ADT function-type payloads

Along the way, we validated that ADT constructor payloads already accept arbitrary type expressions including function arrows. parse_type_variant/1 routes payload parsing through parse_type_param_list/1 -> parse_type_expr/1, and parse_type_expr/1 has recognised (A, B) -> C and A -> B since the effect-system work in v0.15.0. So

type Callback = On(Int -> Int) | Off
type Transform = Morph((Int, Int) -> Int) | Id

parses and type-checks end-to-end; pattern matching binds the callable to a variable callable from inside the arm. E032 is reserved for the case where the payload expression isn't a valid type.

Algebra formatter as default

The v0.20.0 post ended with: "the plan for v0.21.0 is to promote --algebra to the default once it has had one full release of shake-down." v0.21.0 honours that plan. cure fmt now runs the algebra formatter by default; cure fmt --safe opts into the legacy byte-level formatter as an escape hatch for sources that trip the algebra formatter’s round-trip check; cure fmt --check routes through the algebra formatter so CI agrees with interactive use; and cure fmt --algebra stays around as an explicit synonym for the default.

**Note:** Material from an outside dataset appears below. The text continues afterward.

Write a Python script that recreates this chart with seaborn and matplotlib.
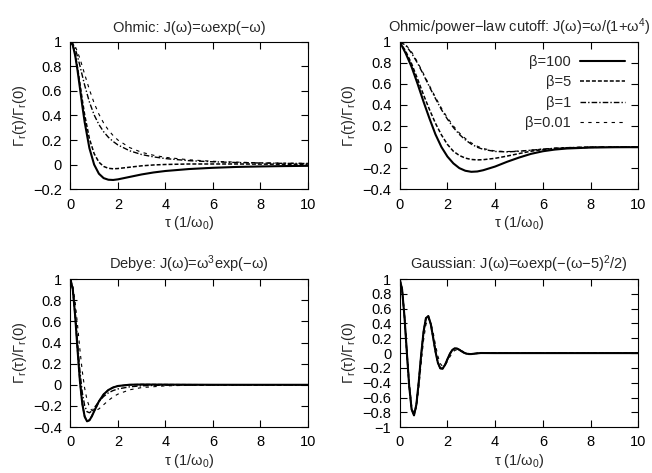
import matplotlib
matplotlib.use("Agg")
import matplotlib.pyplot as plt
from matplotlib.ticker import MultipleLocator, FuncFormatter
import seaborn as sns

# --- data (tau in units of 1/omega_0) ---
betas = ["β=100", "β=5", "β=1", "β=0.01"]

# Ohmic: J(w)=w exp(-w)
tau_ohmic = [0, 0.1, 0.2, 0.3, 0.4, 0.5, 0.6, 0.8, 1.0, 1.2, 1.4, 1.6, 1.8, 2.0,
             2.5, 3, 3.5, 4, 5, 6, 7, 8, 9, 10]
ohmic_b100 = [1, 0.970, 0.888, 0.766, 0.624, 0.480, 0.346, 0.134, 0.0, -0.074, -0.110,
              -0.123, -0.125, -0.120, -0.100, -0.080, -0.064, -0.052, -0.036, -0.026,
              -0.019, -0.015, -0.012, -0.010]
ohmic_b5 = [1, 0.973, 0.898, 0.787, 0.659, 0.527, 0.405, 0.211, 0.089, 0.020, -0.015,
            -0.030, -0.034, -0.032, -0.021, -0.010, -0.003, 0.001, 0.005, 0.005,
            0.005, 0.004, 0.003, 0.003]
ohmic_b1 = [1, 0.985, 0.943, 0.879, 0.804, 0.724, 0.646, 0.509, 0.404, 0.326, 0.267,
            0.222, 0.188, 0.160, 0.112, 0.082, 0.063, 0.049, 0.032, 0.023,
            0.017, 0.013, 0.010, 0.009]
ohmic_b001 = [1, 0.990, 0.962, 0.917, 0.862, 0.800, 0.735, 0.610, 0.500, 0.410, 0.338,
              0.281, 0.236, 0.200, 0.138, 0.100, 0.076, 0.059, 0.039, 0.027,
              0.020, 0.015, 0.012, 0.010]

# Ohmic / power-law cutoff: J(w)=w/(1+w^4)
tau_power = [0, 0.25, 0.5, 0.75, 1.0, 1.25, 1.5, 1.75, 2.0, 2.25, 2.5, 2.75, 3.0, 3.25,
             3.5, 4.0, 4.5, 5.0, 5.5, 6.0, 6.5, 7, 8, 9, 10]
power_b100 = [1, 0.89, 0.76, 0.60, 0.43, 0.27, 0.12, 0.0, -0.09, -0.155, -0.20, -0.225,
              -0.235, -0.232, -0.22, -0.185, -0.14, -0.10, -0.065, -0.04, -0.024,
              -0.014, -0.005, -0.002, -0.001]
power_b5 = [1, 0.91, 0.79, 0.645, 0.495, 0.355, 0.225, 0.115, 0.025, -0.04, -0.08,
            -0.105, -0.118, -0.122, -0.12, -0.107, -0.086, -0.062, -0.04, -0.024,
            -0.014, -0.008, -0.003, -0.001, 0.0]
power_b1 = [1, 0.965, 0.89, 0.795, 0.685, 0.57, 0.46, 0.355, 0.265, 0.185, 0.12, 0.068,
            0.028, -0.002, -0.022, -0.042, -0.046, -0.04, -0.03, -0.02, -0.012,
            -0.006, -0.001, 0.0, 0.0]
power_b001 = [1, 0.972, 0.902, 0.805, 0.695, 0.582, 0.472, 0.369, 0.278, 0.200, 0.134,
              0.081, 0.040, 0.008, -0.014, -0.038, -0.043, -0.038, -0.029, -0.019,
              -0.011, -0.005, 0.001, 0.002, 0.001]

# Debye: J(w)=w^3 exp(-w)
tau_debye = [0, 0.1, 0.2, 0.3, 0.4, 0.5, 0.6, 0.7, 0.8, 0.9, 1.0, 1.2, 1.4, 1.6, 1.8,
             2.0, 2.5, 3, 4, 5, 6, 8, 10]
debye_b100 = [1, 0.903, 0.651, 0.332, 0.036, -0.179, -0.301, -0.345, -0.336, -0.299,
              -0.250, -0.157, -0.090, -0.049, -0.025, -0.011, 0.001, 0.003, 0.002,
              0.001, 0.0005, 0.0002, 0.0001]
debye_b5 = [1, 0.904, 0.652, 0.334, 0.039, -0.176, -0.298, -0.342, -0.334, -0.297,
            -0.249, -0.157, -0.091, -0.049, -0.025, -0.012, 0.0005, 0.0026, 0.0018,
            0.001, 0.0005, 0.0002, 0.0001]
debye_b1 = [1, 0.914, 0.689, 0.402, 0.131, -0.073, -0.197, -0.254, -0.264, -0.248,
            -0.219, -0.158, -0.110, -0.076, -0.054, -0.039, -0.019, -0.009, -0.003,
            -0.001, -0.0005, -0.0002, 0.0]
debye_b001 = [1, 0.941, 0.782, 0.564, 0.333, 0.128, -0.032, -0.142, -0.209, -0.241,
              -0.250, -0.228, -0.188, -0.148, -0.114, -0.088, -0.047, -0.026, -0.010,
              -0.004, -0.002, -0.0007, -0.0003]

# Gaussian: J(w)=w exp(-(w-5)^2/2)
tau_gauss = [0, 0.1, 0.2, 0.3, 0.4, 0.5, 0.6, 0.7, 0.8, 0.9, 1.0, 1.1, 1.2, 1.3, 1.4,
             1.5, 1.6, 1.7, 1.8, 1.9, 2.0, 2.1, 2.2, 2.3, 2.4, 2.5, 2.6, 2.7, 2.8, 2.9,
             3.0, 3.2, 3.4, 4, 5, 6, 8, 10]
gauss_b100 = [1, 0.864, 0.497, 0.010, -0.451, -0.760, -0.841, -0.695, -0.387, -0.023,
              0.288, 0.472, 0.500, 0.396, 0.214, 0.021, -0.129, -0.206, -0.210, -0.159,
              -0.084, -0.012, 0.040, 0.063, 0.062, 0.045, 0.023, 0.004, -0.008, -0.013,
              -0.013, -0.005, 0.001, 0, 0, 0, 0, 0]
gauss_b5 = [1, 0.864, 0.497, 0.010, -0.451, -0.760, -0.841, -0.695, -0.387, -0.023,
            0.288, 0.472, 0.500, 0.396, 0.214, 0.021, -0.129, -0.206, -0.210, -0.159,
            -0.084, -0.012, 0.040, 0.063, 0.062, 0.045, 0.023, 0.004, -0.008, -0.013,
            -0.013, -0.005, 0.001, 0, 0, 0, 0, 0]
gauss_b1 = [1, 0.865, 0.499, 0.013, -0.448, -0.757, -0.839, -0.695, -0.389, -0.027,
            0.284, 0.469, 0.498, 0.396, 0.216, 0.024, -0.126, -0.204, -0.209, -0.159,
            -0.085, -0.014, 0.038, 0.062, 0.062, 0.045, 0.024, 0.005, -0.007, -0.012,
            -0.013, -0.005, 0.001, 0, 0, 0, 0, 0]
gauss_b001 = [1, 0.873, 0.530, 0.068, -0.384, -0.707, -0.827, -0.733, -0.475, -0.141,
              0.172, 0.387, 0.467, 0.420, 0.283, 0.113, -0.040, -0.142, -0.180, -0.164,
              -0.114, -0.052, 0.000, 0.034, 0.047, 0.044, 0.031, 0.016, 0.003, -0.005,
              -0.008, -0.006, -0.001, 0, 0, 0, 0, 0]

# line style of each beta (gnuplot-like)
line_styles = [
    dict(linewidth=1.5, linestyle="-"),
    dict(linewidth=1.1, linestyle=(0, (2.6, 1.3))),
    dict(linewidth=1.0, linestyle=(0, (4, 1.5, 1, 1.5))),
    dict(linewidth=0.8, linestyle=(0, (3, 4))),
]

panels = [
    ("Ohmic: J(ω)=ωexp(−ω)", tau_ohmic,
     [ohmic_b100, ohmic_b5, ohmic_b1, ohmic_b001], (-0.2, 1), 0.2),
    ("Ohmic/power−law cutoff: J(ω)=ω/(1+ω$^{4}$)", tau_power,
     [power_b100, power_b5, power_b1, power_b001], (-0.4, 1), 0.2),
    ("Debye: J(ω)=ω$^{3}$exp(−ω)", tau_debye,
     [debye_b100, debye_b5, debye_b1, debye_b001], (-0.4, 1), 0.2),
    ("Gaussian: J(ω)=ωexp(−(ω−5)$^{2}$/2)", tau_gauss,
     [gauss_b100, gauss_b5, gauss_b1, gauss_b001], (-1, 1), 0.2),
]

# axes boxes in figure fractions (left, bottom, width, height)
boxes = [
    (0.108, 0.600, 0.364, 0.312),
    (0.613, 0.600, 0.366, 0.312),
    (0.108, 0.097, 0.364, 0.313),
    (0.613, 0.097, 0.366, 0.313),
]

sns.set_style("ticks")
plt.rcParams["font.family"] = ["Liberation Sans", "DejaVu Sans"]
plt.rcParams["mathtext.fontset"] = "custom"
plt.rcParams["mathtext.rm"] = "Liberation Sans"
plt.rcParams["mathtext.it"] = "Liberation Sans"
plt.rcParams["mathtext.default"] = "rm"

FS = 10.5


def fmt(v, pos):
    v = round(v, 6)
    if v == 0:
        return "0"
    return ("%g" % v).replace("-", "−")


fig = plt.figure(figsize=(6.52, 4.73), dpi=100)

for i, (title, tau, series, ylim, ystep) in enumerate(panels):
    ax = fig.add_axes(boxes[i])
    for vals, st in zip(series, line_styles):
        sns.lineplot(x=tau, y=vals, ax=ax, color="black", sort=False,
                     estimator=None, errorbar=None, **st)
    ax.set_xlim(0, 10)
    ax.set_ylim(*ylim)
    ax.xaxis.set_major_locator(MultipleLocator(2))
    ax.yaxis.set_major_locator(MultipleLocator(ystep))
    ax.xaxis.set_major_formatter(FuncFormatter(fmt))
    ax.yaxis.set_major_formatter(FuncFormatter(fmt))
    ax.tick_params(direction="in", length=5, width=0.8, top=True, right=True,
                   pad=6, labelsize=FS, colors="black")
    for sp in ax.spines.values():
        sp.set_visible(True)
        sp.set_linewidth(0.8)
        sp.set_color("black")
    ax.set_title(title, fontsize=FS, pad=7)
    ax.set_xlabel("τ (1/ω$_{0}$)", fontsize=FS, labelpad=2)
    ax.set_ylabel("Γ$_{r}$(τ)/Γ$_{r}$(0)", fontsize=FS, labelpad=3)

    if i == 1:
        handles = ax.get_lines()[:4]
        ax.legend(handles, betas, loc="upper right", frameon=False,
                  markerfirst=False, handlelength=3.1, labelspacing=0.45,
                  fontsize=FS, borderaxespad=0.5, handletextpad=0.6)

fig.savefig("out.png", dpi=100)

@derive(Functor, Monoid, JSON)

Cure.Types.Derive.derive/3 gains three new targets to extend the Show/Eq/Ord trio from v0.19.0:

  • :functor emits fmap(x, f) that applies f to every field of the record. Intended for single-parameter records like rec Box(A)\n value: A, where it lines up with the canonical Functor instance; works on any record.
  • :monoid emits combine(a, b) that pairwise combines each field with the polymorphic <> operator. Users supply empty/0 separately—the derivation intentionally does not guess a neutral element.
  • :json emits to_json(x) that renders a record as a JSON object whose keys are the field names and whose values come from the per-field to_json/1 dispatch. from_json/1 is reserved for a future release.

The existing @derive(Show, Eq, Ord) wiring from v0.19.0 -- signature collection, codegen expansion pass—carries these new targets without any further plumbing.

By the numbers

  • 4 new error-catalog codes (E031-E034) with examples and fix guidance.
  • 5 new example files under examples/ for each v0.21.0 surface: binary_destructuring.cure, adt_fn_payload.cure, multi_line_adt.cure, let_destructuring.cure, json_derive.cure.
  • 1 new authoritative doc (docs/BINARIES.md) plus updates to docs/LANGUAGE_SPEC.md (multi-line ADT, function-type payloads, let destructuring, binary patterns) and docs/TUTORIAL.md (new Chapter 11 "Binary parsing"; FSMs move to Chapter 12).
  • 1078 tests pass (up from 1050; 3 doctests + 1075 tests); mix credo --strict: 0 issues across 137 source files; mix cure.check.stdlib: 25/25; mix cure.check.examples: 40/40.

What’s next (v0.22.0)

v0.22.0 is scoped to three language-surface closers that finish the work v0.20.0 and v0.21.0 started:

  • Multi-statement lambda bodies. Brace-delimited (fn (x) -> { stmt1; stmt2; final }) and end-terminated (fn (x) ->\n stmt1\n stmt2\nend) block forms for anonymous functions embedded in argument lists—where the existing indented-block form is not usable—will land in v0.22.0.
  • Binary comprehension generators. for <<b <- buf>> is still tokenised as a less-than comparison inside the <<...>> literal. A dedicated binary-generator path in parse_generator_or_filter/1 will unlock this shape.
  • Full byte_size arithmetic through rest::binary tails. v0.21.0 binds rest to plain Bitstring; v0.22.0 emits a proper byte_size(rest) == byte_size(scrutinee) - sum_of_preceding_sizes refinement once the SMT translator grows the arithmetic.

Looking further out (v0.23.0)

The package-registry story has been resliced to keep v0.22.0 focused. Now targeting v0.23.0:

  • Remote package-registry index service, publication signing, and Hex.pm cross-publishing. The HTTP-based read-only index protocol, Ed25519 archive signing, and cure publish --hex export path all roll into v0.23.0 so the next release can stay a pure language-surface release.

Getting started

git clone https://github.com/am-kantox/cure-lang.git
cd cure
mix deps.get && mix test
mix escript.build
./cure version            # Cure 0.21.0
./cure fmt lib/           # algebra formatter by default

The repository is at github.com/am-kantox/cure-lang. The v0.20.0 AST polished every edge; v0.21.0 puts that polish to work.